If the Maine Principals’ Association follows suggested guidelines for physical education classes provided recently by the American Academy of Pediatrics and the U.S. Centers for Disease Control and Prevention, an interscholastic fall sports season likely will not happen.
Among the recommendations shared with Maine high school administrators, physical education classes should not include activities with close physical contact.
The organizations established guidelines that would require 14 feet between students participating in outdoor physical education classes if they are not wearing masks and set six feet as the standard if masks are being worn.
It further mandates that masks are required for all indoor activities but students must remain six feet apart.
With the exception of golf, all other fall sports in Maine involve student athletes who are in close proximity to each other. Those include football, soccer, cross country, field hockey and volleyball, the latter of which is an indoor sport.
“How can you apply [the physical education guidelines] to interscholastic activities after school?” Brewer High School athletic director Dave Utterback posed on Monday. “They would have to be treated separately or there would have to be an amendment [to allow a fall sports season].”
Because of the COVID-19 pandemic, the MPA had already pushed the planned start of the Maine high school fall sports season back two weeks. The first day for tryouts and practices is Sept. 8 across most of Maine, while for Aroostook County schools, some of which normally begin preseason practice and countable games earlier than the rest of the state to accommodate the fall potato harvest break, could begin practicing as early as Monday.
The number of regular-season games has already been reduced.
Two student athletes at Foxcroft Academy who attended voluntary summer workouts at the school were diagnosed with the coronavirus last week.
Lee Academy athletic director Randy Harris agreed that the new guidelines would cripple fall sports.
“I can’t imagine them being played unless there is an exemption,” Harris said. “It wouldn’t be possible.”

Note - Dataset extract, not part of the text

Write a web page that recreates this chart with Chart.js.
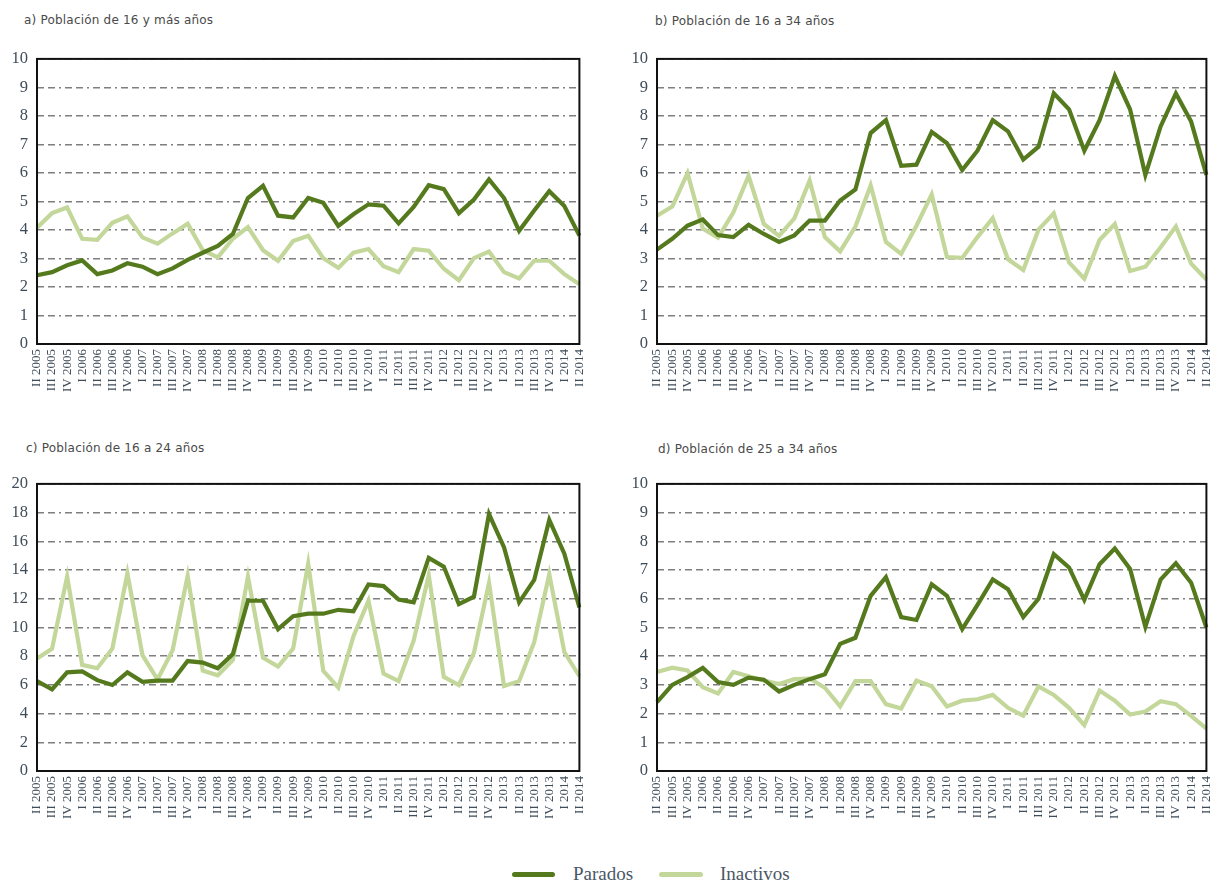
<!DOCTYPE html>
<html>
<head>
<meta charset="utf-8">
<script src="https://cdn.jsdelivr.net/npm/chart.js@4.4.1/dist/chart.umd.min.js"></script>
<style>
  html, body { margin: 0; padding: 0; background: #ffffff; }
  body { width: 1227px; height: 881px; position: relative; overflow: hidden; }
  canvas { position: absolute; }
  .title { position: absolute; font-family: "DejaVu Sans", sans-serif; font-size: 12px; color: #4a4a4a; white-space: nowrap; line-height: 14px; letter-spacing: 0.2px; }
  .legend-line { position: absolute; height: 5px; border-radius: 3px; }
  .legend-text { position: absolute; font-family: "Liberation Serif", serif; font-size: 19px; color: #4a5766; line-height: 22px; white-space: nowrap; }
</style>
</head>
<body>
<div class="title" style="left:24px; top:13px;">a) Población de 16 y más años</div>
<div class="title" style="left:655px; top:14px;">b) Población de 16 a 34 años</div>
<div class="title" style="left:26px; top:441px;">c) Población de 16 a 24 años</div>
<div class="title" style="left:658px; top:442px;">d) Población de 25 a 34 años</div>

<canvas id="cA" width="600" height="380" style="left:0px; top:40px;"></canvas>
<canvas id="cB" width="617" height="380" style="left:610px; top:40px;"></canvas>
<canvas id="cC" width="600" height="385" style="left:0px; top:465px;"></canvas>
<canvas id="cD" width="617" height="385" style="left:610px; top:465px;"></canvas>

<div class="legend-line" style="left:512px; top:872px; width:43px; background:#557a1e;"></div>
<div class="legend-text" style="left:573px; top:863px;">Parados</div>
<div class="legend-line" style="left:659px; top:872px; width:44px; background:#c4d79b;"></div>
<div class="legend-text" style="left:720px; top:863px;">Inactivos</div>

<script>
// ---------- DATA ----------
const categories = [
  "II 2005","III 2005","IV 2005",
  "I 2006","II 2006","III 2006","IV 2006",
  "I 2007","II 2007","III 2007","IV 2007",
  "I 2008","II 2008","III 2008","IV 2008",
  "I 2009","II 2009","III 2009","IV 2009",
  "I 2010","II 2010","III 2010","IV 2010",
  "I 2011","II 2011","III 2011","IV 2011",
  "I 2012","II 2012","III 2012","IV 2012",
  "I 2013","II 2013","III 2013","IV 2013",
  "I 2014","II 2014"
];

const seriesNames = ["Parados", "Inactivos"];

// a) Población de 16 y más años
const paradosA = [2.41,2.52,2.76,2.93,2.45,2.58,2.83,2.71,2.45,2.65,2.95,3.20,3.44,3.86,5.12,5.55,4.50,4.44,5.12,4.95,4.14,4.55,4.90,4.85,4.23,4.81,5.57,5.43,4.59,5.07,5.77,5.12,3.97,4.68,5.36,4.84,3.80];
const inactivosA = [4.08,4.59,4.79,3.69,3.65,4.25,4.48,3.74,3.52,3.88,4.22,3.29,3.04,3.69,4.10,3.29,2.92,3.61,3.80,3.01,2.67,3.20,3.33,2.73,2.52,3.33,3.27,2.64,2.24,3.01,3.24,2.52,2.30,2.92,2.92,2.45,2.10];

// b) Población de 16 a 34 años
const paradosB = [3.31,3.69,4.15,4.37,3.82,3.75,4.18,3.86,3.58,3.81,4.33,4.33,5.03,5.42,7.40,7.85,6.25,6.29,7.44,7.04,6.10,6.78,7.85,7.46,6.47,6.92,8.79,8.23,6.78,7.85,9.40,8.23,5.93,7.63,8.79,7.80,5.93];
const inactivosB = [4.50,4.82,5.99,4.05,3.73,4.61,5.90,4.21,3.79,4.41,5.73,3.75,3.25,4.12,5.56,3.58,3.16,4.15,5.25,3.05,3.02,3.75,4.41,2.97,2.60,4.01,4.58,2.86,2.29,3.65,4.21,2.56,2.71,3.39,4.12,2.82,2.26];

// c) Población de 16 a 24 años
const paradosC = [6.26,5.69,6.87,6.94,6.33,5.99,6.87,6.21,6.30,6.30,7.66,7.55,7.16,8.14,11.86,11.86,9.88,10.78,10.96,10.96,11.23,11.12,12.99,12.88,11.95,11.75,14.85,14.24,11.62,12.14,17.90,15.57,11.75,13.31,17.49,15.14,11.39];
const inactivosC = [7.84,8.52,13.54,7.39,7.16,8.52,13.76,8.07,6.37,8.41,13.60,7.00,6.67,7.73,13.54,7.89,7.28,8.52,14.44,6.98,5.81,9.38,11.86,6.78,6.26,9.08,13.65,6.55,5.99,8.23,13.11,5.92,6.26,8.97,13.72,8.29,6.60];

// d) Población de 25 a 34 años
const paradosD = [2.40,3.00,3.27,3.59,3.10,3.00,3.25,3.18,2.77,3.00,3.20,3.37,4.43,4.64,6.10,6.75,5.36,5.26,6.50,6.10,4.94,5.79,6.67,6.33,5.36,6.00,7.55,7.09,5.96,7.20,7.75,7.04,5.02,6.67,7.24,6.56,5.00];
const inactivosD = [3.45,3.60,3.50,2.92,2.70,3.45,3.30,3.15,3.03,3.20,3.22,2.90,2.25,3.13,3.13,2.33,2.18,3.15,2.95,2.25,2.45,2.50,2.65,2.20,1.93,2.95,2.65,2.20,1.60,2.80,2.45,1.97,2.07,2.43,2.33,1.92,1.48];

// y-axis tick settings
const yMaxSmall = 10, yStepSmall = 1;
const yMaxLarge = 20, yStepLarge = 2;

// ---------- STYLE ----------
const darkGreen = "#557a1e";
const lightGreen = "#c4d79b";
const tickColor = "#3f4c59";
const serifFamily = '"Liberation Serif", "Times New Roman", serif';

Chart.defaults.font.family = serifFamily;
Chart.defaults.font.size = 13;
Chart.defaults.color = tickColor;

const boxPlugin = {
  id: "plotBox",
  afterDraw(chart) {
    const a = chart.chartArea, ctx = chart.ctx;
    ctx.save();
    ctx.strokeStyle = "#111111";
    ctx.lineWidth = 2;
    ctx.setLineDash([]);
    ctx.strokeRect(a.left, a.top, a.right - a.left, a.bottom - a.top);
    ctx.restore();
  }
};

function makeChart(id, parados, inactivos, yMax, yStep, yWidth, pad, xHeight) {
  const ctx = document.getElementById(id).getContext("2d");
  return new Chart(ctx, {
    type: "line",
    data: {
      labels: categories,
      datasets: [
        { label: seriesNames[0], data: parados, borderColor: darkGreen, backgroundColor: darkGreen, borderWidth: 4.2, pointRadius: 0, tension: 0, order: 1 },
        { label: seriesNames[1], data: inactivos, borderColor: lightGreen, backgroundColor: lightGreen, borderWidth: 4.2, pointRadius: 0, tension: 0, order: 2 }
      ]
    },
    options: {
      responsive: false,
      animation: false,
      devicePixelRatio: 1,
      layout: { padding: pad },
      plugins: { legend: { display: false }, tooltip: { enabled: false }, title: { display: false } },
      elements: { line: { borderCapStyle: "butt", borderJoinStyle: "miter" } },
      scales: {
        x: {
          offset: false,
          grid: { display: false, drawTicks: false },
          border: { display: false },
          ticks: {
            autoSkip: false, maxRotation: 90, minRotation: 90, padding: 5,
            color: tickColor, font: { family: serifFamily, size: 13 }
          },
          afterFit: s => { s.height = xHeight; }
        },
        y: {
          min: 0, max: yMax,
          grid: { color: "#7f7f7f", lineWidth: 1.4, drawTicks: false, drawOnChartArea: true },
          border: { display: false, dash: [7, 4, 7, 4, 2, 4] },
          ticks: {
            stepSize: yStep, padding: 9,
            color: tickColor, font: { family: serifFamily, size: 16.5 }
          },
          afterFit: s => { s.width = yWidth; }
        }
      }
    },
    plugins: [boxPlugin]
  });
}

makeChart("cA", paradosA, inactivosA, yMaxSmall, yStepSmall, 37, { top: 8, right: 5, left: 0, bottom: 0 }, 76);
makeChart("cB", paradosB, inactivosB, yMaxSmall, yStepSmall, 47, { top: 9, right: 6, left: 0, bottom: 0 }, 76);
makeChart("cC", paradosC, inactivosC, yMaxLarge, yStepLarge, 37, { top: 10, right: 5, left: 0, bottom: 0 }, 79);
makeChart("cD", paradosD, inactivosD, yMaxSmall, yStepSmall, 47, { top: 12, right: 6, left: 0, bottom: 0 }, 79);
</script>
</body>
</html>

The MPA, under the guidance of the Maine Department of Education and the Maine Center for Disease Control, has continually updated guidelines pertaining to summer community sports and workout protocols leading up to the fall sports season.
However, there have not yet been any recommendations made for physical education classes.
“We are currently working with the Governor’s office, the [Department of Health and Human Services], the CDC and the [Department of Education] to determine recommendations around masking and physical distancing and the difference between the community sports guidelines and DOE guidelines as they pertain to physical education,” said Mike Burnham, executive director of the MPA interscholastic division.
Utterback and Harris expect the MPA later this week to make a decision on whether there will be a fall sports season.